If the government’s current strategy to secure a satisfactory outcome to the reform of the CAP fails to gain the necessary support, there could be no question of developing an alternative regionalisation policy.
This was the opinion expressed by Independent MEP Marian Harkin following a series of meeting she organised in Brussels for farmers from her constituency.
“These meetings involved briefings with European Commission officials and Irish MEPs, in which the farmers from Galway, Roscommon, Leitrim, Sligo, Donegal and Mayo were updated on the present status of the CAP reform process and gave their views of the particular requirements of family farmers in the West and Northwest,” Marian Harkin said.
“The farmers were unanimous in emphasising the vital role of Pillar II of the CAP which contains the important income-sustaining schemes for disadvantaged areas,” she noted.

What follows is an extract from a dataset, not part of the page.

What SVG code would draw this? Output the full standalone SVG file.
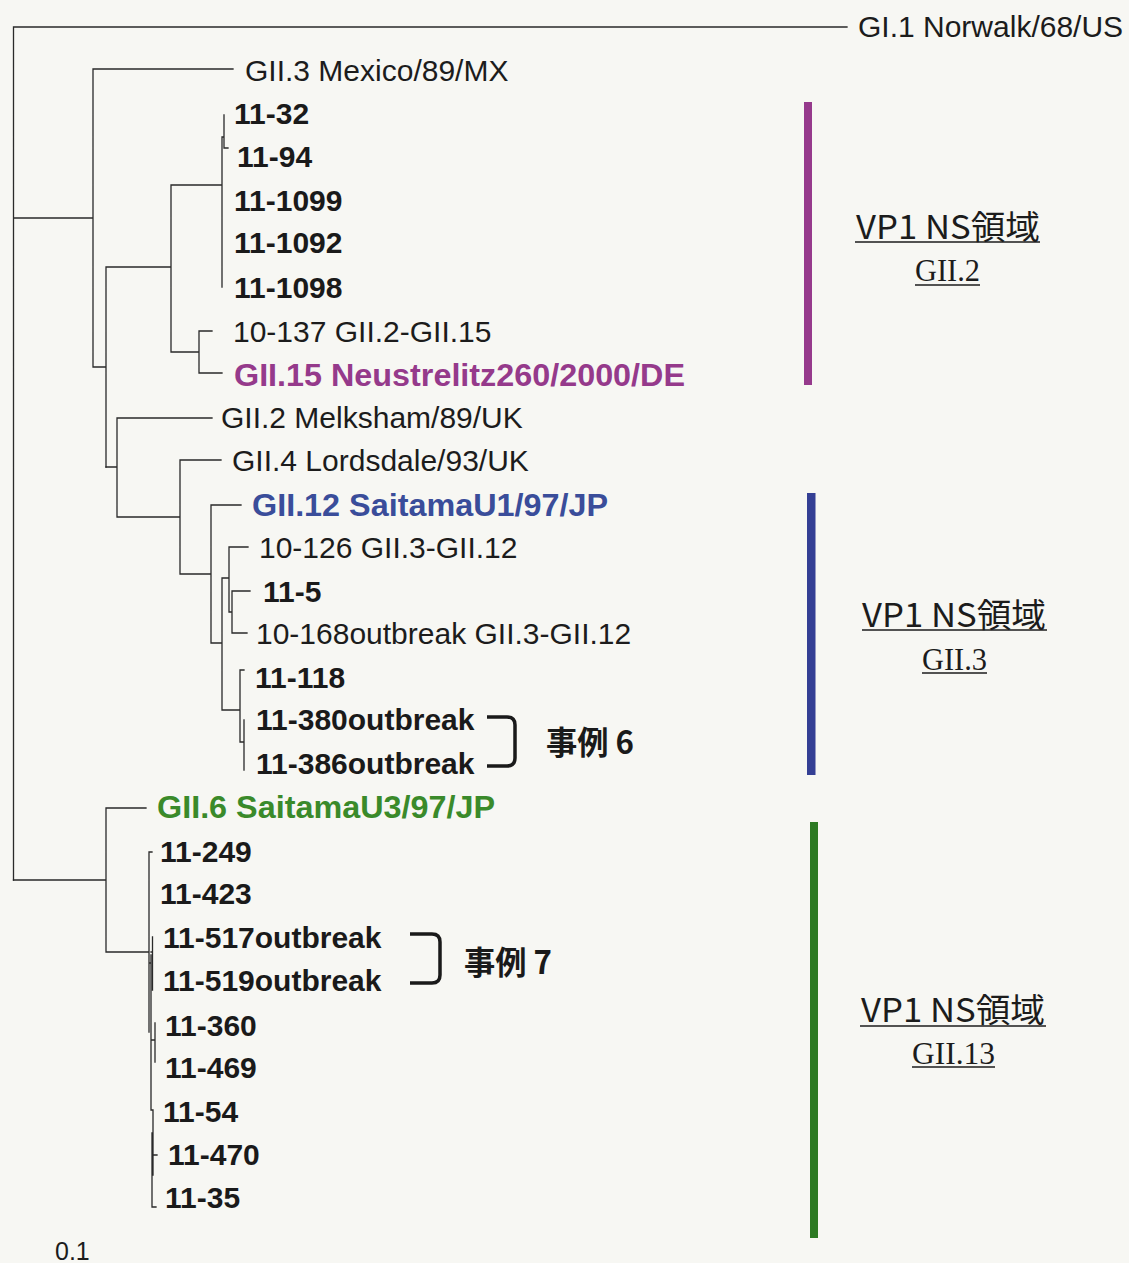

“Particular concern was expressed to the European Commission officials and MEPs that, in the event of failure to have a new CAP in place by January 1 2014, the temporary regulations necessary to fund both Pillars at existing levels for 2014 should be agreed,” the Ireland North & West MEP added.
“Of particular concern to the farmers was the suggestion by the Minister for Agriculture Simon Coveney that, if his approximation proposal proved unacceptable at European Council level, he would have to consider a regionalisation policy.
“Under no circumstances should Minister Coveney consider a regionalisation policy as its implementation would decimate family farming in the Western and North-western counties.
“As confirmed at our meeting with Commission officials, the European Commission would not be insisting on a regionalisation policy for any EU country and therefore there is absolutely no pressure on Ireland to introduce one,” Marian Harkin MEP concluded.